Mon Jan 31 13:09:33 PST 2011

On 31.01.2011 21:17, José Fonseca wrote:
> On Mon, 2011-01-31 at 11:48 -0800, Christoph Bumiller wrote:
>> On 31.01.2011 19:46, Marek Olšák wrote:
>>> With this manager, the drivers don't have to deal with user buffers when they are bound as vertex buffers. They only get real hardware buffers.
>> Please do *not* take away my user buffers and put user vertex arrays at the mercy of a state tracker !
>> In the DrawArrays case I usually use util/translate and interleave them letting it write directly into my command buffer for immediate mode vertex data submission.
> Christoph,
>
> Is there any reason for not wanting to the same optimization for
> non-user buffers?
>
For non-user buffers this is not an optimization.
Immediate mode (sending vertices through the command buffer) bypasses
the vertex cache, which is perfectly fine for user buffers which I
cannot cache anyway since they might change at any time.
Also, non-user buffers are already accessible by the GPU so VFETCH can
go right ahead and do all the work.

> If the buffers are small and used only once, wouldn't you still want to
> write them directly into the command buffer?
>
As I said, they're already in GPU accessible system memory or even VRAM,
no reason to let the CPU move the data around before letting the GPU
read it.
Unless you're suggesting to do lazy transfers / "real" buffer allocations ?

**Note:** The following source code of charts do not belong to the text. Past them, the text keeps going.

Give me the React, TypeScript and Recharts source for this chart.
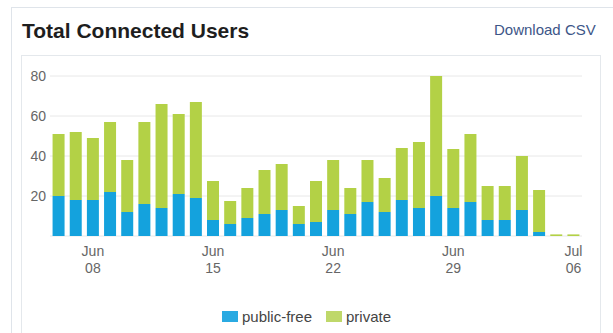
import React from 'react';
import { BarChart, Bar, XAxis, YAxis, CartesianGrid } from 'recharts';

const days = [
  'Jun 06', 'Jun 07', 'Jun 08', 'Jun 09', 'Jun 10', 'Jun 11', 'Jun 12', 'Jun 13', 'Jun 14',
  'Jun 15', 'Jun 16', 'Jun 17', 'Jun 18', 'Jun 19', 'Jun 20', 'Jun 21', 'Jun 22', 'Jun 23',
  'Jun 24', 'Jun 25', 'Jun 26', 'Jun 27', 'Jun 28', 'Jun 29', 'Jun 30', 'Jul 01', 'Jul 02',
  'Jul 03', 'Jul 04', 'Jul 05', 'Jul 06',
];
const publicFree = [
  20, 18, 18, 22, 12, 16, 14, 21, 19, 8, 6, 9, 11, 13, 6, 7,
  13, 11, 17, 12, 18, 14, 20, 14, 17, 8, 8, 13, 2, 0, 0,
];
const privateUsers = [
  31, 34, 31, 35, 26, 41, 52, 40, 48, 19.5, 11.5, 15, 22, 23, 9, 20.5,
  25, 13, 21, 17, 26, 33, 60, 29.5, 34, 17, 17, 27, 21, 0.8, 0.8,
];
const labeledDays = ['Jun 08', 'Jun 15', 'Jun 22', 'Jun 29', 'Jul 06'];
const yTicks = [20, 40, 60, 80];

const BLUE = '#14a2dd';
const GREEN = '#b3d146';

const data = days.map((d, i) => ({ day: d, publicFree: publicFree[i], private: privateUsers[i] }));

const DayTick = (props: any) => {
  const { x, y, payload } = props;
  const v: string = payload.value;
  if (!labeledDays.includes(v)) return null;
  const [m, d] = v.split(' ');
  return (
    <text x={x} y={y} textAnchor="middle" fill="#666" fontSize={14} fontFamily="Liberation Sans, Arial, sans-serif">
      <tspan x={x} dy={20}>{m}</tspan>
      <tspan x={x} dy={17}>{d}</tspan>
    </text>
  );
};

export default function App() {
  return (
    <div style={{ position: 'absolute', left: 0, top: 0, width: 613, height: 333, overflow: 'hidden', background: '#fff', fontFamily: 'Liberation Sans, Arial, sans-serif' }}>
      <div style={{ position: 'absolute', left: 11, top: 7, width: 640, height: 400, border: '1px solid #dfe4ea', boxSizing: 'border-box' }} />
      <div style={{ position: 'absolute', left: 21, top: 55, width: 580, height: 400, border: '1px solid #e4e8ec', boxSizing: 'border-box' }} />
      <div style={{ position: 'absolute', left: 22, top: 19, fontSize: 21, fontWeight: 'bold', color: '#1e1e1e', whiteSpace: 'nowrap' }}>Total Connected Users</div>
      <div style={{ position: 'absolute', left: 494, top: 21, fontSize: 15, color: '#3d5688', whiteSpace: 'nowrap' }}>Download CSV</div>
      <div style={{ position: 'absolute', left: 0, top: 0 }}>
        <BarChart width={613} height={333} data={data} margin={{ top: 76, right: 31, left: 10, bottom: 52 }} barCategoryGap="15%">
          <CartesianGrid vertical={false} stroke="#e8e8e8" />
          <XAxis dataKey="day" interval={0} tick={<DayTick />} axisLine={false} tickLine={false} tickSize={0} tickMargin={0} height={45} />
          <YAxis domain={[0, 80]} ticks={yTicks} axisLine={false} tickLine={false} tickSize={0} tickMargin={4} width={40} tick={{ fill: '#666', fontSize: 14, fontFamily: 'Liberation Sans, Arial, sans-serif' }} />
          <Bar dataKey="publicFree" stackId="a" fill={BLUE} isAnimationActive={false} />
          <Bar dataKey="private" stackId="a" fill={GREEN} isAnimationActive={false} />
        </BarChart>
      </div>
      <div style={{ position: 'absolute', left: 0, top: 308, width: 613, display: 'flex', justifyContent: 'center', alignItems: 'center', fontSize: 15, color: '#444' }}>
        <span style={{ display: 'inline-block', width: 16, height: 11, background: '#2aaae2', marginRight: 4 }} />
        <span style={{ marginRight: 14 }}>public-free</span>
        <span style={{ display: 'inline-block', width: 16, height: 11, background: '#bfd86a', marginRight: 4 }} />
        <span>private</span>
      </div>
    </div>
  );
}
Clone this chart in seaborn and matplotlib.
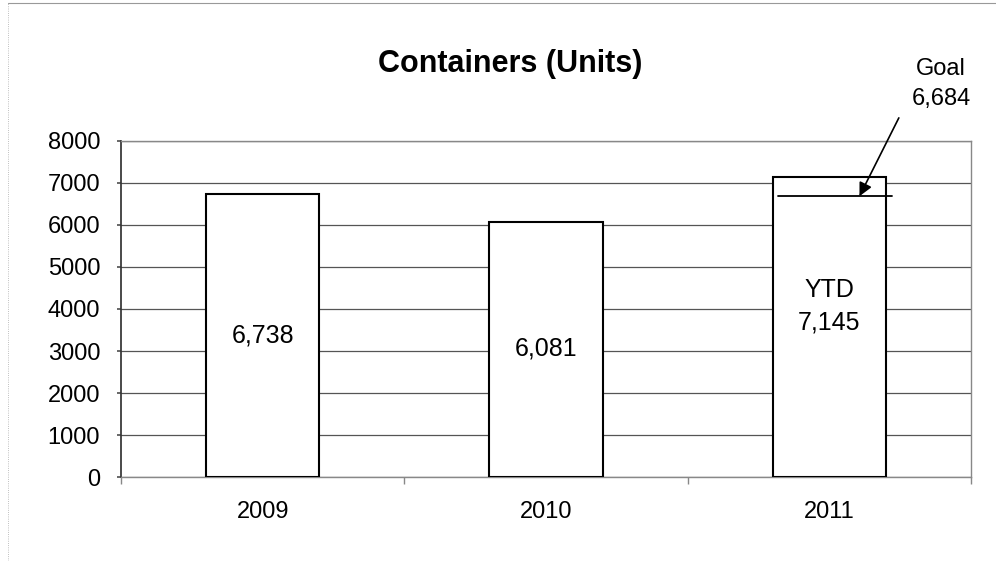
import matplotlib
matplotlib.use("Agg")
import matplotlib.pyplot as plt
import seaborn as sns
import pandas as pd

# ---------------------------
# Data
# ---------------------------
years = ["2009", "2010", "2011"]
units = [6738, 6081, 7145]
bar_labels = ["6,738", "6,081", "YTD\n7,145"]
label_y = [3380, 3050, 4060]
goal_2011 = 6684
goal_label = "Goal\n6,684"

df = pd.DataFrame({"year": years, "units": units})

sns.set_theme(style="white")
plt.rcParams['font.family'] = ['Liberation Sans', 'DejaVu Sans']
plt.rcParams['text.color'] = 'black'

fig = plt.figure(figsize=(9.96, 5.61), dpi=100)
ax = fig.add_axes([0.1215, 0.1497, 0.8535, 0.599])

sns.barplot(data=df, x="year", y="units", order=years, color="white",
            edgecolor="black", linewidth=1.5, width=0.4, saturation=1, ax=ax, zorder=3)

ax.set_ylim(0, 8000)
ax.set_xlim(-0.5, 2.5)
ax.set_yticks(range(0, 8001, 1000))
ax.yaxis.grid(True, color="#555555", linewidth=0.9)
ax.set_axisbelow(True)
ax.set_xlabel("")
ax.set_ylabel("")

# frame
for side in ["top", "right", "bottom"]:
    ax.spines[side].set_color("#888888")
    ax.spines[side].set_linewidth(1.0)
ax.spines["left"].set_color("#333333")

# ticks: y outside, x ticks at category boundaries
ax.tick_params(axis="y", which="major", left=True, length=3, color="#555555",
               labelsize=17, labelcolor="black", pad=12)
ax.tick_params(axis="x", which="major", length=0, labelsize=17,
               labelcolor="black", pad=17)
ax.set_xticks([-0.5, 0.5, 1.5, 2.5], minor=True)
ax.tick_params(axis="x", which="minor", bottom=True, length=5, color="#888888")

# labels inside the bars
for i, txt in enumerate(bar_labels):
    ax.text(i, label_y[i], txt, ha="center", va="center", fontsize=18,
            color="black", linespacing=1.45, zorder=5)

# goal line for 2011 and annotation
ax.plot([1.82, 2.22], [goal_2011, goal_2011], color="black", linewidth=1.3,
        zorder=4, clip_on=False)
ax.annotate("", xy=(2.106, goal_2011), xytext=(2.245, 8550),
            arrowprops=dict(arrowstyle="-|>", color="black", lw=1.2,
                            mutation_scale=20, shrinkA=0, shrinkB=0),
            annotation_clip=False, zorder=5)
fig.text(0.945, 0.850, goal_label, ha="center", va="center", fontsize=17,
         color="black", linespacing=1.45)

fig.text(0.512, 0.886, "Containers (Units)", ha="center", va="center",
         fontsize=22, fontweight="bold", color="black")

# thin chart-area border (top and left, as in the scan)
fig.add_artist(plt.Line2D([0.008, 1.0], [0.995, 0.995], color="#999999",
                          linewidth=0.8, transform=fig.transFigure))
fig.add_artist(plt.Line2D([0.008, 0.008], [0.0, 0.995], color="#aaaaaa",
                          linewidth=0.6, linestyle=":", transform=fig.transFigure))

fig.savefig("out.png", dpi=100)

> Because eliminating user buffers does not imply eliminating these
> optimization opportunities -- the driver can still know how big a buffer
> is, and the state tracker can set a flag such as PIPE_USAGE_ONCE to help
> the pipe driver figure out this is a fire and forget buffer. Perhaps we
The case where user buffers + immediate mode are a real win right now is
when the application asks you to pull e.g. vertices 0, 16, 25, and 8999
from the user memory.
You do not know it will do that at transfer time, and if you write min
index to max index to your scratch buffer, you copy around 8996 vertices
too many instead of just extracting these 4 directly from the source and
putting them into the command buffer.

> can have a PIPE_CAP for distinguishing the drivers that can inline small
> buffers, vs those who can and prefer them batched up in big vbos.
>
> And lets not forget the user arrays are a deprecated feature of GL.
> Applications will have to create a vbo even if all they wanna do is a
> draw a textured quad, therefore small vbos are worthwhile to optimize
> regardless.
>
That's true, but doesn't automatically make all the old OpenGL
applications use VBOs. I still want those to run as fast as possible.
Gallium's task shouldn't be to patronize me wherever possible, even if
it really enjoys doing that from time to time.

> I'm not saying we must get rid of user buffers now, but I can't help
> feeling that it is odd that while recent versions of GL/DX APIs are
> eliminating index/vertex buffers in user memory, Gallium is optimizing
> for them...
>
Gallium is not. The pipe driver is optimizing the case where they are
practical.

Christoph.